Ma dentro una storia di scatole cinesi, che contengono il vincitore inedito all’interno della squadra vincitrice seriale, si intrecciano i veri trionfatori del Tour de France 2019. Si intrecciano non è un modo di dire, perché vanno messi insieme per capire. Alaphilippe e la natura, nell’accezione più brutale del termine e che solo nel ciclismo diviene totalmente comprensibile. Uno che vince le classiche di primavera da cannibale non può vincere il Tour, non dovrebbe, non potrebbe resistere anche a cronometro, figuriamoci vincerla, dovrebbe staccarsi sulle prime montagne, non sulle ultime.

C’è questo enorme problema, assolutamente irrisolvibile, del ciclismo. Che si fa amare, ma non ti fa capire mai completamente la fatica, le difficoltà, le insidie di tre settimane e oltre 3000 km da pedalare. Non le fa capire nemmeno ai cicloamatori più evoluti, che fanno 10000 km e 100000 metri di dislivello all’anno, e per farli ci vuole un sacco di tempo e di voglia, mentre i professionisti fanno un terzo della distanza e la metà di quel dislivello in ventuno giorni, a medie folli, con la pressione del risultato, con la necessità di stare a ruota dei più forti del mondo. E lo fanno sembrare come se tutto sommato non fosse faticoso. Quello che ha fatto Alaphilippe, un uomo che ha rischiato di vincere il Tour senza essere uomo da Tour, è quasi più epico che sportivo, è certamente più leggendario che agonistico, perché sfida le leggi della natura e quasi le piega.

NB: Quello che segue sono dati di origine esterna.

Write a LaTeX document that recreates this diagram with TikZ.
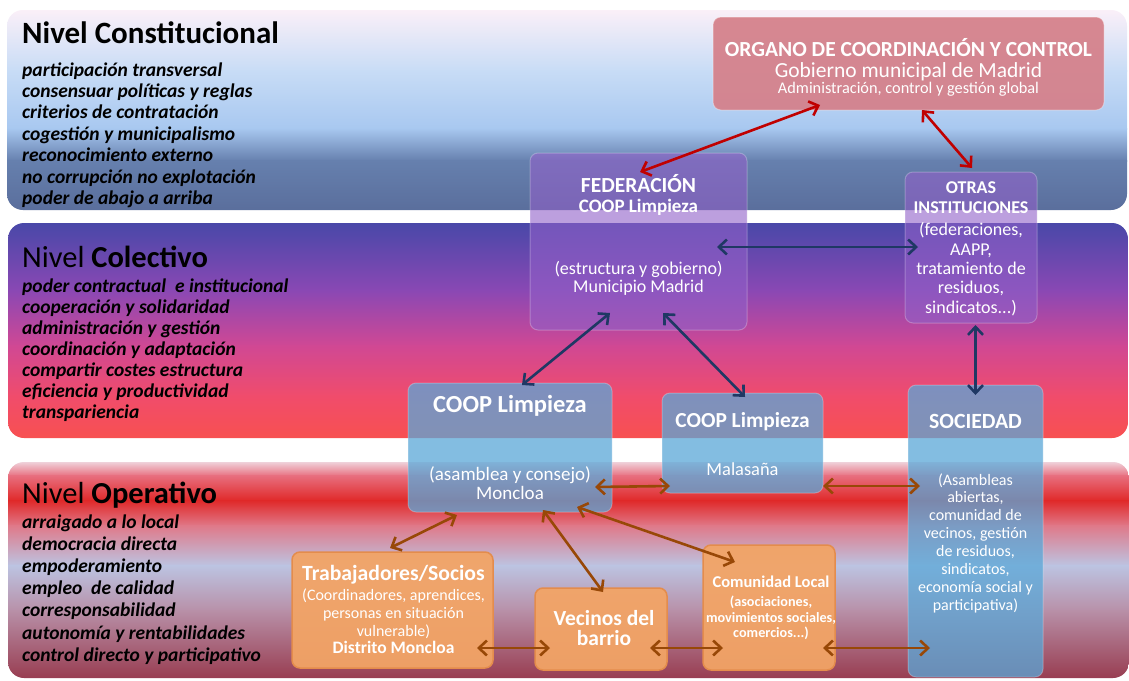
\documentclass[tikz,border=0pt]{standalone}
\usepackage{fontspec}
\setmainfont{Carlito}
\usetikzlibrary{arrows.meta,calc}
\definecolor{orgc}{HTML}{D5808A}
\definecolor{purc}{HTML}{9060C8}
\definecolor{bluc}{HTML}{5AA8D8}
\definecolor{orac}{HTML}{F2A466}
\definecolor{oraedge}{HTML}{E48C4C}
\definecolor{redar}{HTML}{C00000}
\definecolor{navar}{HTML}{1F3864}
\definecolor{broar}{HTML}{984807}
\definecolor{ba1}{HTML}{FBF0F8}
\definecolor{ba2}{HTML}{C8DCF6}
\definecolor{ba3}{HTML}{A8C8F0}
\definecolor{ba4}{HTML}{6680AE}
\definecolor{ba5}{HTML}{5A6E9C}
\definecolor{bb1}{HTML}{4848A8}
\definecolor{bb2}{HTML}{8A48B4}
\definecolor{bb3}{HTML}{D04894}
\definecolor{bb4}{HTML}{F04C6C}
\definecolor{bb5}{HTML}{F85050}
\definecolor{bc1}{HTML}{F0D8E0}
\definecolor{bc2}{HTML}{E87080}
\definecolor{bc3}{HTML}{E02828}
\definecolor{bc4}{HTML}{E07888}
\definecolor{bc5}{HTML}{BCC4E2}
\definecolor{bc6}{HTML}{B890A8}
\definecolor{bc7}{HTML}{983C50}
\tikzset{
  lvlhead/.style={anchor=base west, inner sep=0pt, font=\fontsize{30.5}{32}\selectfont},
  lvlline/.style={anchor=base west, inner sep=0pt, font=\fontsize{19.5}{21}\selectfont\bfseries\itshape},
  wt/.style={anchor=base, inner sep=0pt, text=white},
  boxbase/.style={rectangle, rounded corners=8pt, inner sep=0pt, outer sep=0pt},
  orgbox/.style={boxbase, fill=orgc, fill opacity=0.93, draw=white, draw opacity=0.35, line width=1pt},
  purbox/.style={boxbase, fill=purc, fill opacity=0.6, draw=white, draw opacity=0.25, line width=1pt},
  blubox/.style={boxbase, fill=bluc, fill opacity=0.75, draw=white, draw opacity=0.25, line width=1pt},
  orabox/.style={boxbase, fill=orac, fill opacity=0.95, draw=oraedge, line width=1.5pt},
  arr/.style={line width=2.6pt, {Straight Barb[length=8pt,width=15pt]}-{Straight Barb[length=8pt,width=15pt]}},
  redarr/.style={arr, draw=redar},
  navarr/.style={arr, draw=navar},
  broarr/.style={arr, draw=broar},
}
\begin{document}
\begin{tikzpicture}[x=1pt,y=-1pt]
\useasboundingbox (0,0) rectangle (1129,680);
\fill[white] (0,0) rectangle (1129,680);

% ---- band 1: constitucional
\begin{scope}
\clip[rounded corners=16pt] (7,10) rectangle (1127,210);
\shade[top color=ba1, bottom color=ba2] (0,9) rectangle (1129,71);
\shade[top color=ba2, bottom color=ba3] (0,70) rectangle (1129,129);
\shade[top color=ba3, bottom color=ba4] (0,128) rectangle (1129,161);
\shade[top color=ba4, bottom color=ba5] (0,160) rectangle (1129,211);
\end{scope}
% ---- band 2: colectivo
\begin{scope}
\clip[rounded corners=16pt] (8,223) rectangle (1128,438);
\shade[top color=bb1, bottom color=bb2] (0,222) rectangle (1129,291);
\shade[top color=bb2, bottom color=bb3] (0,290) rectangle (1129,346);
\shade[top color=bb3, bottom color=bb4] (0,345) rectangle (1129,396);
\shade[top color=bb4, bottom color=bb5] (0,395) rectangle (1129,439);
\end{scope}
% ---- band 3: operativo
\begin{scope}
\clip[rounded corners=16pt] (8,462) rectangle (1129,678);
\shade[top color=bc1, bottom color=bc2] (0,461) rectangle (1129,476);
\shade[top color=bc2, bottom color=bc3] (0,475) rectangle (1129,501);
\shade[top color=bc3, bottom color=bc4] (0,500) rectangle (1129,526);
\shade[top color=bc4, bottom color=bc5] (0,525) rectangle (1129,566);
\shade[top color=bc5, bottom color=bc6] (0,565) rectangle (1129,611);
\shade[top color=bc6, bottom color=bc7] (0,610) rectangle (1129,679);
\end{scope}

% ---- left texts
\node[lvlhead, font=\fontsize{31}{33}\selectfont] (hcon) at (22,43) {\bfseries Nivel Constitucional};
\foreach \t [count=\i] in {participación transversal, consensuar políticas y reglas, criterios de contratación, cogestión y municipalismo, reconocimiento externo, no corrupción no explotación, poder de abajo a arriba}
  \node[lvlline] (con\i) at (22,{76+21.4*(\i-1)}) {\t};
\node[lvlhead] (hcol) at (22,267) {Nivel \textbf{Colectivo}};
\foreach \t [count=\i] in {poder contractual\ \ e institucional, cooperación y solidaridad, administración y gestión, coordinación y adaptación, compartir costes estructura, eficiencia y productividad, transpariencia}
  \node[lvlline] (col\i) at (22,{292+21.1*(\i-1)}) {\t};
\node[lvlhead] (hope) at (22,503) {Nivel \textbf{Operativo}};
\foreach \t [count=\i] in {arraigado a lo local, democracia directa, empoderamiento, empleo\ \ de calidad, corresponsabilidad, autonomía y rentabilidades, control directo y participativo}
  \node[lvlline] (ope\i) at (22,{528+22.2*(\i-1)}) {\t};

% ---- boxes
\node[orgbox, minimum width=391pt, minimum height=93pt] (org) at (908.5,63.5) {};
\node[purbox, minimum width=217pt, minimum height=177pt] (fed) at (638.5,241.5) {};
\node[purbox, minimum width=132pt, minimum height=151pt] (otras) at (971,247.5) {};
\node[blubox, minimum width=204pt, minimum height=129pt] (mon) at (510,447.5) {};
\node[blubox, minimum width=161pt, minimum height=100pt] (mal) at (742.5,443) {};
\node[blubox, minimum width=135pt, minimum height=292pt] (soc) at (975.5,531) {};
\node[orabox, minimum width=201pt, minimum height=116pt] (trab) at (392.5,610) {};
\node[orabox, minimum width=132pt, minimum height=82pt] (vec) at (601,629) {};
\node[orabox, minimum width=132pt, minimum height=125pt] (com) at (769,607.5) {};

% ---- box texts
\node[wt, font=\fontsize{21.5}{24}\selectfont\bfseries] (org1) at (908.5,56) {ORGANO DE COORDINACIÓN Y CONTROL};
\node[wt, font=\fontsize{21.5}{24}\selectfont] (org2) at (908.5,77) {Gobierno municipal de Madrid};
\node[wt, font=\fontsize{16.3}{18}\selectfont] (org3) at (908.5,93) {Administración, control y gestión global};

\node[wt, font=\fontsize{21.5}{24}\selectfont\bfseries] (fed1) at (638.5,192) {FEDERACIÓN};
\node[wt, font=\fontsize{19}{21}\selectfont\bfseries] (fed2) at (638.5,212) {COOP Limpieza};
\node[wt, font=\fontsize{18}{20}\selectfont] (fed3) at (638.5,274) {(estructura y gobierno)};
\node[wt, font=\fontsize{18}{20}\selectfont] (fed4) at (638.5,292) {Municipio Madrid};

\node[wt, font=\fontsize{18}{20}\selectfont\bfseries] (otr1) at (971,193) {OTRAS};
\node[wt, font=\fontsize{18}{20}\selectfont\bfseries] (otr2) at (971,213) {INSTITUCIONES};
\node[wt, font=\fontsize{18}{20}\selectfont] (otrl1) at (971,235) {(federaciones,};
\node[wt, font=\fontsize{18}{20}\selectfont] (otrl2) at (971,255) {AAPP,};
\node[wt, font=\fontsize{18}{20}\selectfont] (otrl3) at (971,274) {tratamiento de};
\node[wt, font=\fontsize{18}{20}\selectfont] (otrl4) at (971,293) {residuos,};
\node[wt, font=\fontsize{18}{20}\selectfont] (otrl5) at (971,313) {sindicatos...)};

\node[wt, font=\fontsize{24.5}{27}\selectfont\bfseries] (mon1) at (510,412) {COOP Limpieza};
\node[wt, font=\fontsize{19}{21}\selectfont] (mon2) at (510,480) {(asamblea y consejo)};
\node[wt, font=\fontsize{19}{21}\selectfont] (mon3) at (510,499) {Moncloa};

\node[wt, font=\fontsize{21.4}{24}\selectfont\bfseries] (mal1) at (742.5,427) {COOP Limpieza};
\node[wt, font=\fontsize{18.4}{20}\selectfont] (mal2) at (742.5,475) {Malasaña};

\node[wt, font=\fontsize{21.7}{24}\selectfont\bfseries] (soc1) at (975.5,428) {SOCIEDAD};
\node[wt, font=\fontsize{16}{18}\selectfont] (socl1) at (975.5,485) {(Asambleas};
\node[wt, font=\fontsize{16}{18}\selectfont] (socl2) at (975.5,502.9) {abiertas,};
\node[wt, font=\fontsize{16}{18}\selectfont] (socl3) at (975.5,520.8) {comunidad de};
\node[wt, font=\fontsize{16}{18}\selectfont] (socl4) at (975.5,538.7) {vecinos, gestión};
\node[wt, font=\fontsize{16}{18}\selectfont] (socl5) at (975.5,556.6) {de residuos,};
\node[wt, font=\fontsize{16}{18}\selectfont] (socl6) at (975.5,574.5) {sindicatos,};
\node[wt, font=\fontsize{16}{18}\selectfont] (socl7) at (975.5,592.4) {economía social y};
\node[wt, font=\fontsize{16}{18}\selectfont] (socl8) at (975.5,610.3) {participativa)};

\node[wt, font=\fontsize{21.7}{24}\selectfont\bfseries] (tra1) at (393.5,580) {Trabajadores/Socios};
\node[wt, font=\fontsize{16}{18}\selectfont] (tra2) at (393.5,600.5) {(Coordinadores, aprendices,};
\node[wt, font=\fontsize{16}{18}\selectfont] (tra3) at (393.5,618) {personas en situación};
\node[wt, font=\fontsize{16}{18}\selectfont] (tra4) at (393.5,636) {vulnerable)};
\node[wt, font=\fontsize{17.5}{19}\selectfont\bfseries] (tra5) at (393.5,653) {Distrito Moncloa};

\node[wt, font=\fontsize{21.5}{24}\selectfont\bfseries] (vec1) at (604,625) {Vecinos del};
\node[wt, font=\fontsize{21.5}{24}\selectfont\bfseries] (vec2) at (604,645) {barrio};

\node[wt, font=\fontsize{16.5}{18}\selectfont\bfseries] (com1) at (771,587) {Comunidad Local};
\node[wt, font=\fontsize{14.2}{16}\selectfont\bfseries] (com2) at (771,606) {(asociaciones,};
\node[wt, font=\fontsize{14.2}{16}\selectfont\bfseries] (com3) at (771,622) {movimientos sociales,};
\node[wt, font=\fontsize{14.2}{16}\selectfont\bfseries] (com4) at (771,637) {comercios...)};

% ---- connectors
\draw[redarr] ($(org.south)+(-88.5,-5)$) -- ($(fed.north)+(1.5,19)$);
\draw[redarr] ($(org.south)+(13.5,0)$) -- ($(otras.north)+(1,-4)$);

\draw[navarr] ($(fed.east)+(-30,5.5)$) -- ($(otras.west)+(13,-0.5)$);
\draw[navarr] ($(fed.south)+(-28.5,-17)$) -- ($(mon.north)+(12,2)$);
\draw[navarr] ($(fed.south)+(24.5,-17)$) -- ($(mal.north)+(2.5,4)$);
\draw[navarr] ($(otras.south)+(4.5,2)$) -- ($(soc.north)+(0,10)$);

\draw[broarr] ($(mon.east)+(-17,39.5)$) -- ($(mal.west)+(8,43)$);
\draw[broarr] ($(mal.east)+(0,43)$) -- ($(soc.west)+(12,-45)$);
\draw[broarr] ($(mon.south)+(-53,3)$) -- ($(trab.north)+(-2.5,-4)$);
\draw[broarr] ($(mon.south)+(33,-2)$) -- ($(vec.north)+(2,4)$);
\draw[broarr] ($(mon.south)+(67,-5)$) -- ($(com.north)+(-34,17)$);
\draw[broarr] ($(trab.east)+(-16,38)$) -- ($(vec.west)+(15,19)$);
\draw[broarr] ($(vec.east)+(-17,19)$) -- ($(com.west)+(20,40.5)$);
\draw[broarr] ($(com.east)+(-12,40.5)$) -- ($(soc.west)+(22,117)$);
\end{tikzpicture}
\end{document}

Poi la natura non si fa piegare, perché lo abbiamo detto prima. Di tutti gli sport, il ciclismo è quello che ti fa vivere sulla pelle ogni sfumatura di ciò che noi crediamo di dominare e che invece comanda, fa e disfa, a suo piacimento. Stare su una bicicletta nel caldo infernale e improvvisamente ritrovarsi su una montagna nella nebbia, in mezzo al freddo che ti spacca le mani, a volte tra due strati di neve. E il vento. Il vento davvero non si può capire, se non ci sei mai rimbalzato contro, se non hai mai provato su una bici da corsa ad affrontarlo di faccia e a esserne respinto nonostante i tuoi sforzi. Alaphilippe ha perso la maglia gialla che probabilmente avrebbe perso comunque in una tappa accorciata a causa di una tempesta di grandine e di una frana in Val d’Isere. Qualcuno ha fatto polemica su questa scelta. Qui, da cicloamatori, abbiamo immaginato cosa sarebbe successo se i professionisti fossero arrivati dieci minuti prima in mezzo alla bufera. O se si fosse scatenata dieci minuti dopo. In quella frana ci sarebbero finiti dentro. E siccome è l’unico sport che sfida apertamente la natura nei suoi territori primari, la montagna, i boschi, i dirupi, gli alberi, il vento, prima o poi dovremo fare i conti col fatto che un giorno gli eventi estremi di un clima impazzito potrebbero fare pagare un prezzo a chi va in bici per professione molto più alto dell’interrompere una tappa o di accorciare quella successiva. All’interno del Tour più divertente degli ultimi anni, sospendere quella tappa è stata la decisione migliore che gli organizzatori potessero prendere.